The Doctor is in the house this weekend at Joe Segal's Jazz Showcase. Friday night I had the opportunity to sit through two of the better sets I have seen and heard at the Showcase in a number of years. I have always been a huge fan of Jimmy Smith, Brother Jack McDuff, and Jimmy McGriff, who I saw in a bar when I sixteen--the owner bought me a drink. Dr. Lonnie Smith pushes the boundaries established by those luminaries, getting a lot of varied and interesting sounds out of his Hammond B3 organ. Gotta love the spinning horn. Accompanying Smith were Jonathan Kreisberg on a lovely hollow body guitar, Chicago drummer Xavier Breaker, who clearly impressed Smith with his virtuosity, and Kaylan Parthak on tabla and percussion.
Unfortunately both Xavier Breaker and Kaylan Parthak are not pictured because they were positioned in a dark corner.
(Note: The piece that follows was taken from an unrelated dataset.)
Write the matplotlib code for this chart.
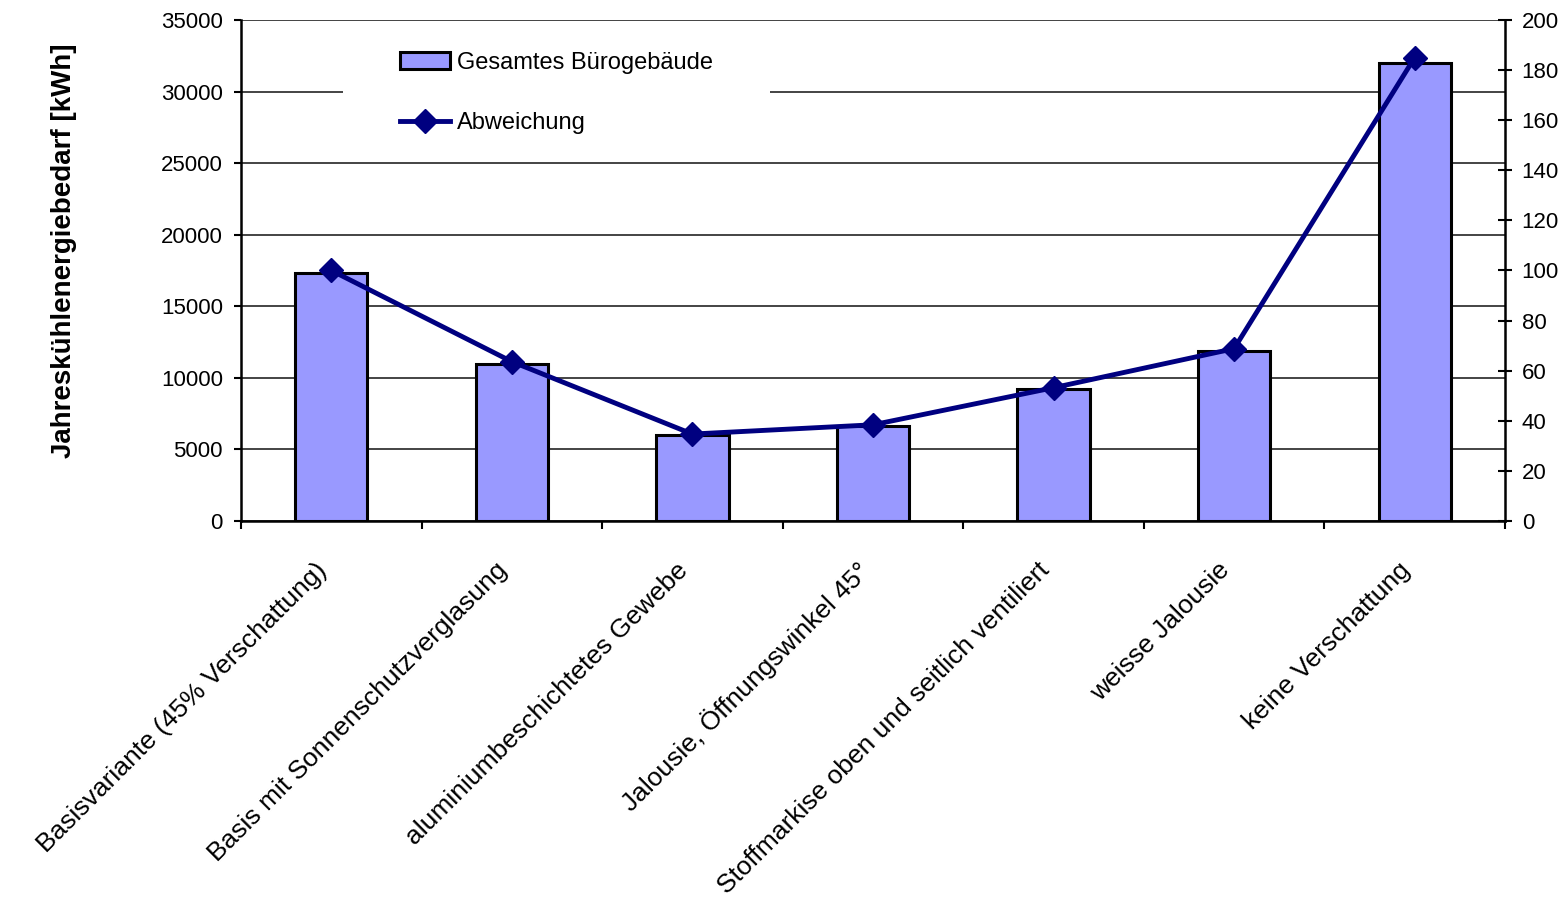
import matplotlib.pyplot as plt
import matplotlib.transforms as mtransforms
from matplotlib.patches import Rectangle
import numpy as np

plt.rcParams['font.family'] = ['Liberation Sans', 'DejaVu Sans']

# Varianten der Verschattung
varianten = ['Basisvariante (45% Verschattung)',
             'Basis mit Sonnenschutzverglasung',
             'aluminiumbeschichtetes Gewebe',
             'Jalousie, Öffnungswinkel 45°',
             'Stoffmarkise oben und seitlich ventiliert',
             'weisse Jalousie',
             'keine Verschattung']
# Jahreskühlenergiebedarf gesamtes Bürogebäude [kWh]
kuehlbedarf = [17300, 11000, 6000, 6650, 9200, 11900, 32000]
# Abweichung gegenüber Basisvariante [%]
abweichung = [100, 63.6, 34.7, 38.4, 53.2, 68.8, 185]

x = np.arange(len(varianten))

fig = plt.figure(figsize=(15.68, 9.07), dpi=100)
ax = fig.add_axes([0.1537, 0.4256, 0.8061, 0.5524])

ax.set_axisbelow(True)
ax.yaxis.grid(True, color='#111111', linewidth=1.1)
ax.bar(x, kuehlbedarf, width=0.4, color='#9999ff', edgecolor='black',
       linewidth=2.2, label='Gesamtes Bürogebäude', zorder=2)

ax.set_xlim(-0.5, len(varianten) - 0.5)
ax.set_ylim(0, 35000)
ax.set_yticks(np.arange(0, 35001, 5000))
ax.tick_params(axis='y', direction='out', length=5, width=1.5, labelsize=16, pad=8)

ax.set_xticks(x)
ax.set_xticklabels(varianten, rotation=45, ha='right', va='center',
                   rotation_mode='anchor', fontsize=19)
ax.tick_params(axis='x', which='major', length=0, pad=33)
shift = mtransforms.ScaledTranslation(-8 / 100, 0, fig.dpi_scale_trans)
for lbl in ax.get_xticklabels():
    lbl.set_transform(lbl.get_transform() + shift)
ax.set_xticks(np.arange(-0.5, len(varianten)), minor=True)
ax.tick_params(axis='x', which='minor', direction='out', length=6, width=1.5)

for side in ['left', 'bottom']:
    ax.spines[side].set_linewidth(1.8)
ax.spines['top'].set_visible(False)
ax.spines['right'].set_visible(False)

ax.set_ylabel('Jahreskühlenergiebedarf [kWh]', fontsize=20, fontweight='bold')
ax.yaxis.set_label_coords(-0.13, 0.54)

ax2 = ax.twinx()
ax2.plot(x, abweichung, color='#000080', linewidth=3.5, marker='D',
         markersize=12, label='Abweichung', zorder=3)
ax2.set_ylim(0, 200)
ax2.set_yticks(np.arange(0, 201, 20))
ax2.tick_params(axis='y', direction='inout', length=10, width=1.5,
                labelsize=16, pad=7)
ax2.spines['right'].set_linewidth(1.8)
for side in ['left', 'top', 'bottom']:
    ax2.spines[side].set_visible(False)

# weisser Hintergrund hinter der Legende
ax2.add_patch(Rectangle((0.0807, 0.74), 0.3378, 0.24, transform=ax2.transAxes,
                        facecolor='white', edgecolor='none', zorder=4))

h1, l1 = ax.get_legend_handles_labels()
h2, l2 = ax2.get_legend_handles_labels()
leg = ax2.legend(h1 + h2, l1 + l2, loc='upper left', bbox_to_anchor=(0.1258, 0.937),
                 fontsize=17, frameon=False, handlelength=2.1, handletextpad=0.3,
                 labelspacing=1.65, borderpad=0, borderaxespad=0)
leg.set_zorder(5)

fig.savefig('out.png', dpi=100)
That should not be taken to mean that either one was not vital to the effort. Both added color to the ensemble, with lovely fills. Gotta love the tabla, such an interesting instrument.
Smith included a wide array of varied numbers in his sets, including Monk's Straight, No Chaser, Coltrane's My Favorite Things, Paul Simon's Fifty Ways to Leave Your Lover, snatches of McCartney-Lennon's Norwegian Wood, and Maynard Ferguson's Frame for the Blues. Smith opened with a psychedelic-organ piece that came right out of the late Sixties, early Seventies. Along the way, Smith and the band treated the audience to more blues, lots of extended improvisation and interplay between the musicians, and some Indian influenced material thanks to Parthak.
At 11:30PM, Smith introduced the band for a second time, and looked like he was headed off stage, but then he bent over, picked up a cable, and plugged it into his aluminum walking stick and cane. He then started to strum the stick, coaching some interesting sounds out it. Not quite James Brown funk, but close, and very percussive. Slowly the band joined in for a ten minute encore, with mouths rightly agape in the audience. Smith may need the cane to help his mobility, but for ten minutes he moved like Peter Townsend and Jimi Hendrix, kicking one leg out while balanced on the other. I might have seen a few Townsend trademark windmills in there. Quite the tour-de-force.
Chicago Tribune reviewer Howard Reich noted in his review of Thursday night's first set that Smith was awarded National Endowment for the Arts Jazz Masters Fellowship earlier this month, which is "widely considered the country's highest jazz honor," according to Reich, who was knocked out by the performances. Reich is a very thoughtful and knowledgeable reviewer, who by now has seen it all. His review was glowing, noting the many levels of Smith's artistry, even drawing comparisons to "groundbreaking pianist Ahmad Jamal."
I can only hope that Smith and company comes back to town in the near future.